INFORMATION SHOWN ::
==========

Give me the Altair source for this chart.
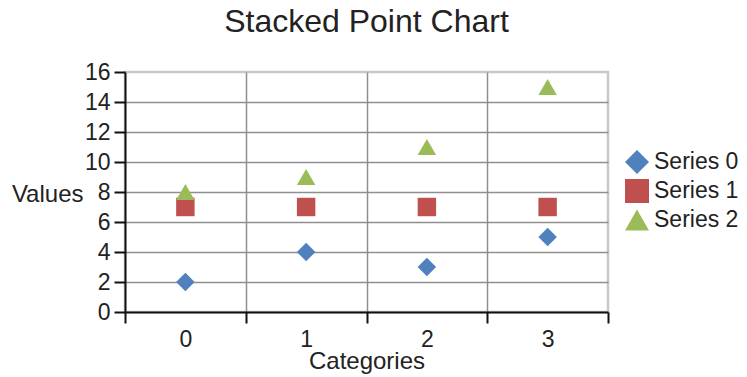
import altair as alt
import pandas as pd

categories = [0, 1, 2, 3]
series_names = ["Series 0", "Series 1", "Series 2"]
series0 = [2, 4, 3, 5]
series1 = [7, 7, 7, 7]
series2 = [8, 9, 11, 15]

rows = []
for name, vals in zip(series_names, [series0, series1, series2]):
    for c, v in zip(categories, vals):
        rows.append({"Category": c, "Value": v, "Series": name})
df = pd.DataFrame(rows)

FONT = "Liberation Sans"
TXT = "#222222"

x_axis = alt.Axis(
    values=[-0.5, 0, 0.5, 1, 1.5, 2, 2.5, 3, 3.5],
    labelExpr="datum.value % 1 == 0 ? format(datum.value, 'd') : ''",
    labelOverlap=False,
    labelFontSize=23,
    labelFont=FONT,
    labelColor=TXT,
    labelPadding=5,
    grid=True,
    gridColor="#8f8f8f",
    gridWidth=1.5,
    gridOpacity={"condition": {"test": "datum.value == 0.5 || datum.value == 1.5 || datum.value == 2.5", "value": 1}, "value": 0},
    tickOpacity={"condition": {"test": "datum.value % 1 != 0", "value": 1}, "value": 0},
    tickSize=11,
    tickWidth=2,
    tickColor="#111111",
    domainColor="#111111",
    domainWidth=2,
    title="Categories",
    titleFont=FONT,
    titleFontSize=24,
    titleFontWeight="normal",
    titleColor=TXT,
    titleBaseline="alphabetic",
    titleY=56,
)

y_axis = alt.Axis(
    values=[0, 2, 4, 6, 8, 10, 12, 14, 16],
    labelFontSize=23,
    labelFont=FONT,
    labelColor=TXT,
    labelPadding=4,
    grid=True,
    gridColor="#8f8f8f",
    gridWidth=1.5,
    gridOpacity={"condition": {"test": "datum.value == 0 || datum.value == 16", "value": 0}, "value": 1},
    tickSize=11,
    tickWidth=2,
    tickColor="#111111",
    domainColor="#111111",
    domainWidth=2,
    title="Values",
    titleFont=FONT,
    titleFontSize=24,
    titleFontWeight="normal",
    titleColor=TXT,
    titleAngle=0,
    titleAlign="right",
    titleBaseline="alphabetic",
    titleX=-42,
    titleY=129,
)

chart = (
    alt.Chart(df)
    .mark_point(filled=True, size=340, opacity=1, strokeWidth=0)
    .encode(
        x=alt.X("Category:Q", scale=alt.Scale(domain=[-0.5, 3.5], nice=False, zero=False), axis=x_axis),
        y=alt.Y("Value:Q", scale=alt.Scale(domain=[0, 16], nice=False), axis=y_axis),
        color=alt.Color(
            "Series:N",
            scale=alt.Scale(domain=series_names, range=["#4F81BD", "#C0504D", "#9BBB59"]),
            legend=alt.Legend(
                title=None,
                orient="none",
                legendX=500,
                legendY=78,
                labelFont=FONT,
                labelFontSize=23,
                labelColor=TXT,
                symbolSize=576,
                symbolStrokeWidth=0,
                labelOffset=5,
                rowPadding=5,
                padding=0,
            ),
        ),
        shape=alt.Shape(
            "Series:N",
            scale=alt.Scale(domain=series_names, range=["diamond", "square", "triangle-up"]),
            legend=None,
        ),
    )
    .properties(
        width=483,
        height=240,
        title=alt.TitleParams(
            "Stacked Point Chart",
            font=FONT,
            fontSize=32,
            fontWeight="normal",
            color=TXT,
            anchor="middle",
            offset=22,
        ),
        autosize=alt.AutoSizeParams(type="none"),
        padding={"left": 117, "top": 64, "right": 131, "bottom": 63},
    )
    .configure_view(stroke="#c8c8c8", strokeWidth=2.5)
)

chart.save("out.html", embed_options={"renderer": "svg", "actions": False})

==========

WORK INSTRUCTIONS ::
Set down all the data again exactly as above, pictures excluded.

EXERCISE RESULT ::
Give me the Altair source for this chart.
import altair as alt
import pandas as pd

categories = [0, 1, 2, 3]
series_names = ["Series 0", "Series 1", "Series 2"]
series0 = [2, 4, 3, 5]
series1 = [7, 7, 7, 7]
series2 = [8, 9, 11, 15]

rows = []
for name, vals in zip(series_names, [series0, series1, series2]):
    for c, v in zip(categories, vals):
        rows.append({"Category": c, "Value": v, "Series": name})
df = pd.DataFrame(rows)

FONT = "Liberation Sans"
TXT = "#222222"

x_axis = alt.Axis(
    values=[-0.5, 0, 0.5, 1, 1.5, 2, 2.5, 3, 3.5],
    labelExpr="datum.value % 1 == 0 ? format(datum.value, 'd') : ''",
    labelOverlap=False,
    labelFontSize=23,
    labelFont=FONT,
    labelColor=TXT,
    labelPadding=5,
    grid=True,
    gridColor="#8f8f8f",
    gridWidth=1.5,
    gridOpacity={"condition": {"test": "datum.value == 0.5 || datum.value == 1.5 || datum.value == 2.5", "value": 1}, "value": 0},
    tickOpacity={"condition": {"test": "datum.value % 1 != 0", "value": 1}, "value": 0},
    tickSize=11,
    tickWidth=2,
    tickColor="#111111",
    domainColor="#111111",
    domainWidth=2,
    title="Categories",
    titleFont=FONT,
    titleFontSize=24,
    titleFontWeight="normal",
    titleColor=TXT,
    titleBaseline="alphabetic",
    titleY=56,
)

y_axis = alt.Axis(
    values=[0, 2, 4, 6, 8, 10, 12, 14, 16],
    labelFontSize=23,
    labelFont=FONT,
    labelColor=TXT,
    labelPadding=4,
    grid=True,
    gridColor="#8f8f8f",
    gridWidth=1.5,
    gridOpacity={"condition": {"test": "datum.value == 0 || datum.value == 16", "value": 0}, "value": 1},
    tickSize=11,
    tickWidth=2,
    tickColor="#111111",
    domainColor="#111111",
    domainWidth=2,
    title="Values",
    titleFont=FONT,
    titleFontSize=24,
    titleFontWeight="normal",
    titleColor=TXT,
    titleAngle=0,
    titleAlign="right",
    titleBaseline="alphabetic",
    titleX=-42,
    titleY=129,
)

chart = (
    alt.Chart(df)
    .mark_point(filled=True, size=340, opacity=1, strokeWidth=0)
    .encode(
        x=alt.X("Category:Q", scale=alt.Scale(domain=[-0.5, 3.5], nice=False, zero=False), axis=x_axis),
        y=alt.Y("Value:Q", scale=alt.Scale(domain=[0, 16], nice=False), axis=y_axis),
        color=alt.Color(
            "Series:N",
            scale=alt.Scale(domain=series_names, range=["#4F81BD", "#C0504D", "#9BBB59"]),
            legend=alt.Legend(
                title=None,
                orient="none",
                legendX=500,
                legendY=78,
                labelFont=FONT,
                labelFontSize=23,
                labelColor=TXT,
                symbolSize=576,
                symbolStrokeWidth=0,
                labelOffset=5,
                rowPadding=5,
                padding=0,
            ),
        ),
        shape=alt.Shape(
            "Series:N",
            scale=alt.Scale(domain=series_names, range=["diamond", "square", "triangle-up"]),
            legend=None,
        ),
    )
    .properties(
        width=483,
        height=240,
        title=alt.TitleParams(
            "Stacked Point Chart",
            font=FONT,
            fontSize=32,
            fontWeight="normal",
            color=TXT,
            anchor="middle",
            offset=22,
        ),
        autosize=alt.AutoSizeParams(type="none"),
        padding={"left": 117, "top": 64, "right": 131, "bottom": 63},
    )
    .configure_view(stroke="#c8c8c8", strokeWidth=2.5)
)

chart.save("out.html", embed_options={"renderer": "svg", "actions": False})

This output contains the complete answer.